- **Goal**
All of the lines below are to be transcribed faithfully, with pictures excluded from the copy.
· · · · ·
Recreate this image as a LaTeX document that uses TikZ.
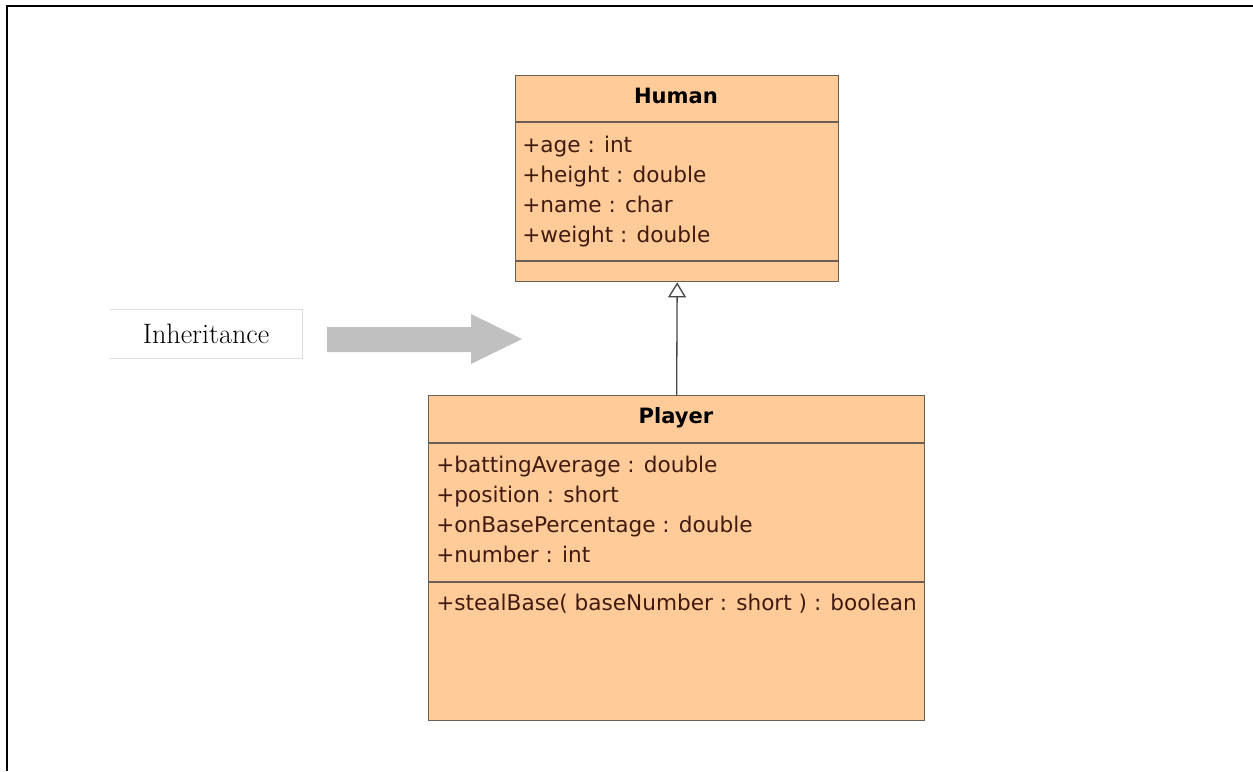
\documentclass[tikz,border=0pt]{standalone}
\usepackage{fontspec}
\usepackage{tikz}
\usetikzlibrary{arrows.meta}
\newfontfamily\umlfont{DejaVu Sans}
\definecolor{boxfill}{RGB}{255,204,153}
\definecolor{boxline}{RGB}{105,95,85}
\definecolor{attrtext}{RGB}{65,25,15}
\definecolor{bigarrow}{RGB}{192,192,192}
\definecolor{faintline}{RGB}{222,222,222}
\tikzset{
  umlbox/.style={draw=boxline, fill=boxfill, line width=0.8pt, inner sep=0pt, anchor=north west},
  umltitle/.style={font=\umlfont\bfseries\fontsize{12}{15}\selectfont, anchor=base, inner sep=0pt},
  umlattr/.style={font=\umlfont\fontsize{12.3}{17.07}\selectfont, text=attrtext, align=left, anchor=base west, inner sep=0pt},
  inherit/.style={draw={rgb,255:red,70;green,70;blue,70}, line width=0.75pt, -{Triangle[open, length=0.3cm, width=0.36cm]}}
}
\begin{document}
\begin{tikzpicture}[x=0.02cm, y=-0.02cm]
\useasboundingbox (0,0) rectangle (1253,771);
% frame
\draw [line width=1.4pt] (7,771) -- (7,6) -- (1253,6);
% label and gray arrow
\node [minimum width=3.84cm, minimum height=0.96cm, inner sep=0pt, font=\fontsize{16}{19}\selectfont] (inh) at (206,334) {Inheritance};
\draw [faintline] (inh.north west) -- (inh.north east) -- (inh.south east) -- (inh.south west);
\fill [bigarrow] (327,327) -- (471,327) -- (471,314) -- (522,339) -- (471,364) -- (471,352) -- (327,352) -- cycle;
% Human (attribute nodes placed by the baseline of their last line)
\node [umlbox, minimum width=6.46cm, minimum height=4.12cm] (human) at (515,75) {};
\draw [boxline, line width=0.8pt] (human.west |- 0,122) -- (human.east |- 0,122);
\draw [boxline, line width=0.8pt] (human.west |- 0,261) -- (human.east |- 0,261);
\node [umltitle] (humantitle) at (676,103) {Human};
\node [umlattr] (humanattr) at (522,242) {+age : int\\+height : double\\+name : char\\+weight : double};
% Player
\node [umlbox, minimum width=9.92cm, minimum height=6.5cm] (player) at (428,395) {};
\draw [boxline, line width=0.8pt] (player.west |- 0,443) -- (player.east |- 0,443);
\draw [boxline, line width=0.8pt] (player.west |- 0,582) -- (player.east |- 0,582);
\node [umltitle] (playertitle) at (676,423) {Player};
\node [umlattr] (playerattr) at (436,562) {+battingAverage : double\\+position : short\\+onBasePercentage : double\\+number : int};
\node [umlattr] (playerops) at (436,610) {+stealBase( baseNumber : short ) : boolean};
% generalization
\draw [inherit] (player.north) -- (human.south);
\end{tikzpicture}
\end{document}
· · · · ·
- **Task result**
Recreate this image as a LaTeX document that uses TikZ.
\documentclass[tikz,border=0pt]{standalone}
\usepackage{fontspec}
\usepackage{tikz}
\usetikzlibrary{arrows.meta}
\newfontfamily\umlfont{DejaVu Sans}
\definecolor{boxfill}{RGB}{255,204,153}
\definecolor{boxline}{RGB}{105,95,85}
\definecolor{attrtext}{RGB}{65,25,15}
\definecolor{bigarrow}{RGB}{192,192,192}
\definecolor{faintline}{RGB}{222,222,222}
\tikzset{
  umlbox/.style={draw=boxline, fill=boxfill, line width=0.8pt, inner sep=0pt, anchor=north west},
  umltitle/.style={font=\umlfont\bfseries\fontsize{12}{15}\selectfont, anchor=base, inner sep=0pt},
  umlattr/.style={font=\umlfont\fontsize{12.3}{17.07}\selectfont, text=attrtext, align=left, anchor=base west, inner sep=0pt},
  inherit/.style={draw={rgb,255:red,70;green,70;blue,70}, line width=0.75pt, -{Triangle[open, length=0.3cm, width=0.36cm]}}
}
\begin{document}
\begin{tikzpicture}[x=0.02cm, y=-0.02cm]
\useasboundingbox (0,0) rectangle (1253,771);
% frame
\draw [line width=1.4pt] (7,771) -- (7,6) -- (1253,6);
% label and gray arrow
\node [minimum width=3.84cm, minimum height=0.96cm, inner sep=0pt, font=\fontsize{16}{19}\selectfont] (inh) at (206,334) {Inheritance};
\draw [faintline] (inh.north west) -- (inh.north east) -- (inh.south east) -- (inh.south west);
\fill [bigarrow] (327,327) -- (471,327) -- (471,314) -- (522,339) -- (471,364) -- (471,352) -- (327,352) -- cycle;
% Human (attribute nodes placed by the baseline of their last line)
\node [umlbox, minimum width=6.46cm, minimum height=4.12cm] (human) at (515,75) {};
\draw [boxline, line width=0.8pt] (human.west |- 0,122) -- (human.east |- 0,122);
\draw [boxline, line width=0.8pt] (human.west |- 0,261) -- (human.east |- 0,261);
\node [umltitle] (humantitle) at (676,103) {Human};
\node [umlattr] (humanattr) at (522,242) {+age : int\\+height : double\\+name : char\\+weight : double};
% Player
\node [umlbox, minimum width=9.92cm, minimum height=6.5cm] (player) at (428,395) {};
\draw [boxline, line width=0.8pt] (player.west |- 0,443) -- (player.east |- 0,443);
\draw [boxline, line width=0.8pt] (player.west |- 0,582) -- (player.east |- 0,582);
\node [umltitle] (playertitle) at (676,423) {Player};
\node [umlattr] (playerattr) at (436,562) {+battingAverage : double\\+position : short\\+onBasePercentage : double\\+number : int};
\node [umlattr] (playerops) at (436,610) {+stealBase( baseNumber : short ) : boolean};
% generalization
\draw [inherit] (player.north) -- (human.south);
\end{tikzpicture}
\end{document}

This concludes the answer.